While skinning one of his victims Skinner monologues about growing up with a physically and mentally abusive father who worked as a mortician. After the death of his mother, Skinner's father forced him to watch as he prepared the body, culminating in his father removing his mother's face. Later that night Skinner returned to the mortuary and removed his mother's face as well, placing it over his own.

As the film progresses Skinner murders multiple women as well as a coworker who had been giving him a hard time. During this, Skinner has fostered a friendship with Kerry that turns sexual after she has a particularly bad fight with Geoff. Afterwards Skinner decides to show Kerry "the real him" by wearing the skin of one of his victims. When she reacts in terror, he abducts her and takes her to a remote warehouse he had been using as a lair. Geoff arrives home and encounters Heidi, who had been stalking Skinner. The two of them travel to Skinner's lair, where Geoff is incapacitated and later discovered by a security guard, who calls the police. Heidi and Skinner face off in a fight that leaves Heidi mortally wounded and Skinner incapacitated. As she dies, Skinner taunts her by saying that although he will be sent to a mental institution, he will inevitably be let back out into society as he knows how to present himself as cured, implying that he has already done this once before.

==Cast==
- Ted Raimi as Dennis Skinner
- Traci Lords as Heidi
- Ricki Lake as Kerry Tate
- Richard Schiff as Eddie
- David Warshofsky as Geoff Tate
- Blaire Baron as Gloria
- Christina Englehardt as Rachel
- Time Winters as Night Watchman
- Roberta Eaton as Sandy
- De Wayne Williams as Earl
- Frederika Kesten as Suzanne
- Sara Lee Froton as Young Woman

==Production==
Iván Nagy hadn't been interested in horror films, but due to the unconventional take Skinner had by having the protagonist be a serial killer Nagy decided to take on the film. To research his role as Dennis Skinner, Ted Raimi read up on real life serial killers like John Wayne Gacy and Ted Bundy.

==Release==
Skinner initially premiered at the MIFED (Mercato internazionale del film e del documentario) Film Festival in Milan from October 24–29, 1993 and was released two years later in United States on home video on July 12, 1995, in both R-rated and unrated versions.
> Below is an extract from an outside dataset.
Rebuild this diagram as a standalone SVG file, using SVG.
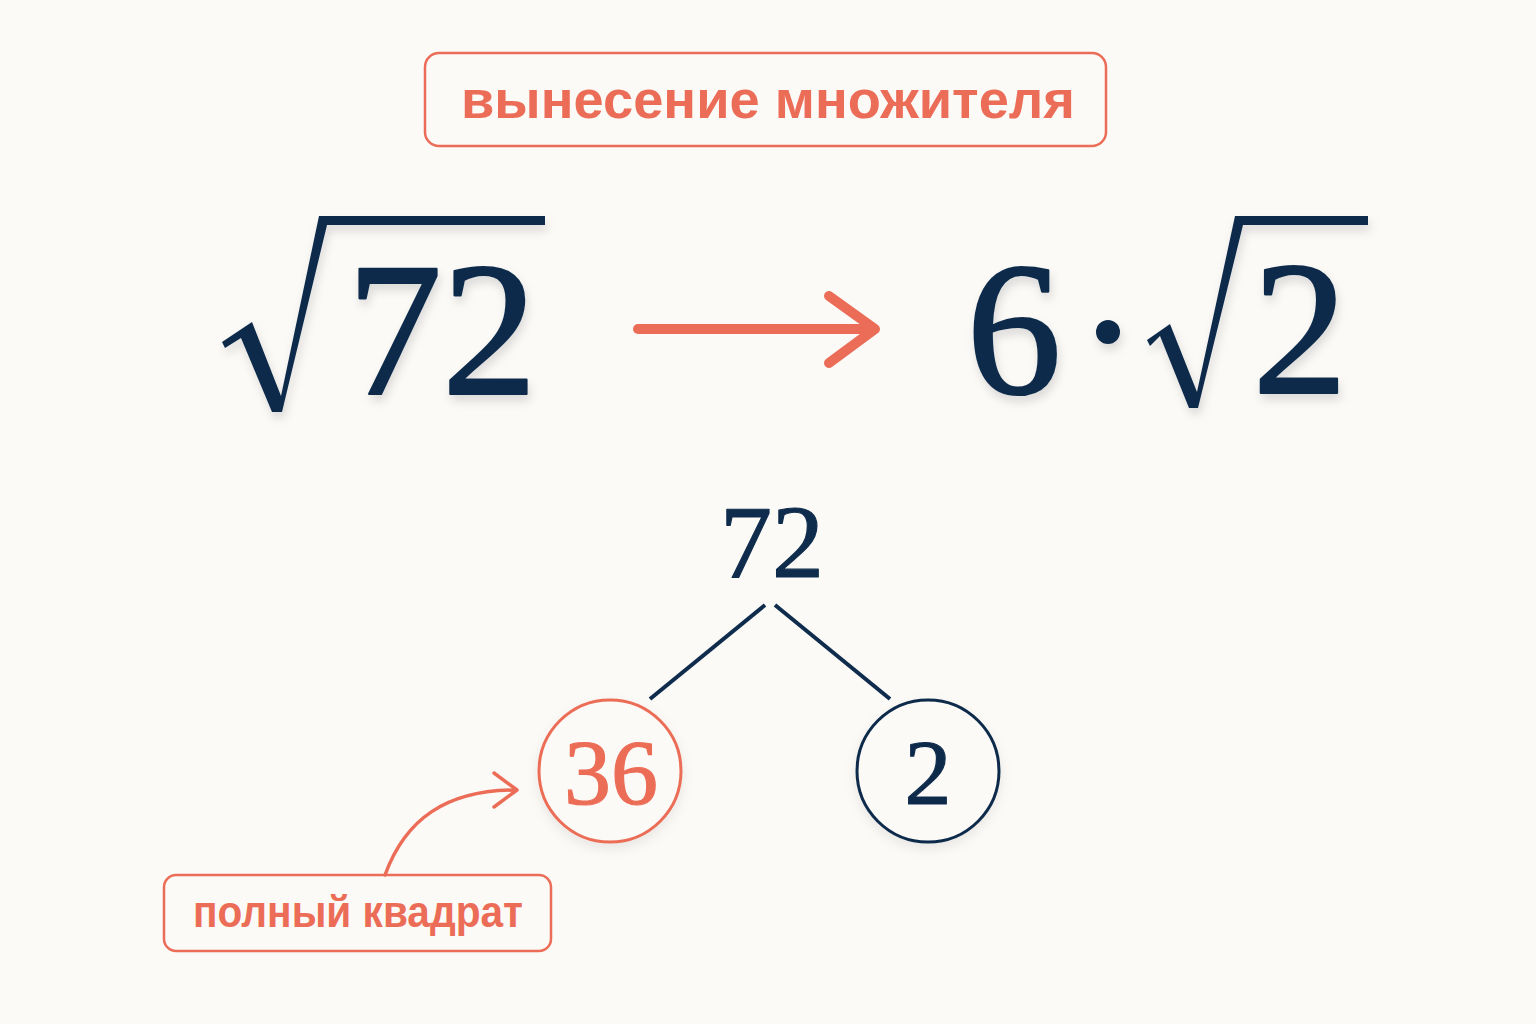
<svg xmlns="http://www.w3.org/2000/svg" width="1536" height="1024" viewBox="0 0 1536 1024">
  <style>
    .coral-box { fill: none; stroke: #EC6D57; stroke-width: 2.5; }
    .label { font-family: "Liberation Sans", Arial, sans-serif; font-weight: bold; fill: #EC6D57; text-anchor: middle; }
    .math { font-family: "Liberation Serif", "Times New Roman", serif; fill: #0F2C4C; text-anchor: middle; }
    .big { stroke: #0F2C4C; stroke-width: 2.2; stroke-linejoin: round; }
    .mid { stroke: #0F2C4C; stroke-width: 1.2; stroke-linejoin: round; }
    .navy { fill: #0F2C4C; }
    .edge { stroke: #0F2C4C; stroke-width: 4; fill: none; }
  </style>
  <defs>
    <filter id="shadow" x="-20%" y="-20%" width="140%" height="140%">
      <feDropShadow dx="2" dy="6" stdDeviation="5" flood-color="#000" flood-opacity="0.13"/>
    </filter>
    <filter id="soft" x="-20%" y="-20%" width="140%" height="140%">
      <feDropShadow dx="0" dy="5" stdDeviation="6" flood-color="#000" flood-opacity="0.08"/>
    </filter>
  </defs>
  <rect x="0" y="0" width="1536" height="1024" fill="#FBFAF7"/>

  <g id="title">
    <rect class="coral-box" x="425" y="53" width="681" height="93" rx="14"/>
    <text class="label" x="768" y="118" font-size="54" textLength="614" lengthAdjust="spacingAndGlyphs">вынесение множителя</text>
  </g>

  <g id="sqrt72" filter="url(#shadow)">
    <path class="navy" d="M222,342 L252,322 L281,396 L319,216 L545,216 L545,225 L327,225 L282,412 L272,412 L241,338 L225,348 Z"/>
    <text class="math big" x="442" y="394" font-size="190">72</text>
  </g>

  <g id="connectors">
    <g id="main-arrow" stroke="#EC6D57" stroke-width="10" stroke-linecap="round" stroke-linejoin="round" fill="none">
      <line x1="638" y1="329" x2="870" y2="329"/>
      <polyline points="829,296 875,329 829,363"/>
    </g>
    <line class="edge" x1="765" y1="605" x2="650" y2="699"/>
    <line class="edge" x1="775" y1="605" x2="890" y2="699"/>
    <g id="note-arrow" stroke="#EC6D57" stroke-width="3.5" fill="none" stroke-linecap="round" stroke-linejoin="round">
      <path d="M385,875 C405,820 445,790 516,790"/>
      <polyline points="494,773 517,790 494,807"/>
    </g>
  </g>

  <g id="result" filter="url(#shadow)">
    <text class="math big" x="1014" y="393" font-size="190">6</text>
    <circle class="navy" cx="1108" cy="332" r="12"/>
    <path class="navy" d="M1147,340 L1170,324 L1197,392 L1235,216 L1368,216 L1368,225 L1243,225 L1198,408 L1189,408 L1160,336 L1150,346 Z"/>
    <text class="math big" x="1300" y="393" font-size="190">2</text>
  </g>

  <g id="node72">
    <text class="math mid" x="772" y="577" font-size="104">72</text>
  </g>

  <g id="node36" filter="url(#soft)">
    <circle cx="610" cy="771" r="71" fill="#FBFAF7" stroke="#EC6D57" stroke-width="3"/>
    <text class="math" x="611" y="804" font-size="94" style="fill:#EC6D57;stroke:#EC6D57;stroke-width:1.2">36</text>
  </g>

  <g id="node2" filter="url(#soft)">
    <circle cx="928" cy="771" r="71" fill="#FBFAF7" stroke="#0F2C4C" stroke-width="3"/>
    <text class="math mid" x="928" y="804" font-size="94">2</text>
  </g>

  <g id="note">
    <rect class="coral-box" x="164" y="875" width="387" height="76" rx="12" fill="#FBFAF7"/>
    <text class="label" x="358" y="927" font-size="44" textLength="330" lengthAdjust="spacingAndGlyphs">полный квадрат</text>
  </g>
</svg>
A Blu-ray of the movie was released by Severin Films in 2019.

== Reception ==
A reviewer for The Roanoke Times in 1995 was critical, writing that when Nagy "gets more graphic, the story becomes bloody, sickening and more predictable. The really gory moments - meant to be frightening - could almost have come from a Troma "Toxic Avenger" movie."

Modern critics have been mixed. Bloody Disgusting did a retrospective on Skinner in 2023, stating that "With a little narrative direction, a few cut scenes (maybe one character completely) and a better ending, the film could have reached the cult status of something like William Lustig’s Maniac. Not to be, however, as it never really figures out how to land." Dread Central also reviewed the movie, noting that they found the dialogue and murder scenes disappointing but that "Despite some of these shortcomings, the film is highly entertaining and shockingly well done for a picture shot in around two weeks with little money."